25 years ago: Clearview City residents discuss fees with new owners

From the Lawrence Daily Journal-World for July 11, 1988:

  • A hearing had been scheduled for later this month to discuss the legal issues surrounding the lifetime occupancy agreements held by many Clearview City residents. About 300 people lived in the DeSoto-area neighborhood, which had been built during World War II for workers at the nearby Army ammunition plant and had then been converted into retirement housing in the mid-1970s by the late Paul Hansen. Triad Clearview of Kansas Inc. had completed the purchase of Clearview City from the Hansen estate in March; the company had informed residents in June that it was planning to sell the homes on a condominium basis and establish a homeowners association.

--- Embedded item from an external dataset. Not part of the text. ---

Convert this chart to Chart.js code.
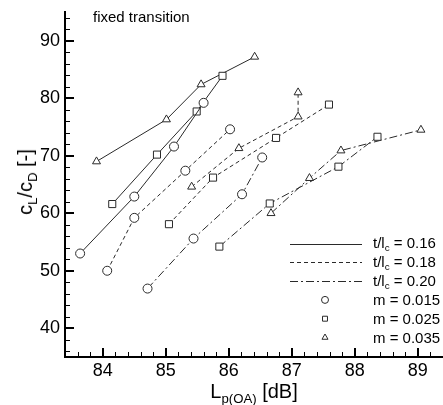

Triad had also informed people with the lifetime occupancy agreement (about two-thirds of the residents) that their monthly service fee was being raised 24 percent starting August 1 — an increase of $50 to $90 a month depending on the size of the house. Residents said their understanding was that the endowment fees they paid when entering into the lifetime agreement ensured that the homes would be theirs as long as they lived, while Triad officials maintained that the endowment fees were only a way of subsidizing the rent for a specified number of years.
  • An editorial in today’s Journal-World stated the hope that “members of the Kansas Racing Commission know what they are doing and have done their homework relative to their approval of a combination horse and dog racing park in Kansas City, Kansas…. It would be interesting to know why they think a dog track and horse track can survive side by side.” Using examples of similar situations in Omaha and Minneapolis, the editorial writer questioned the wisdom of building competing tracks.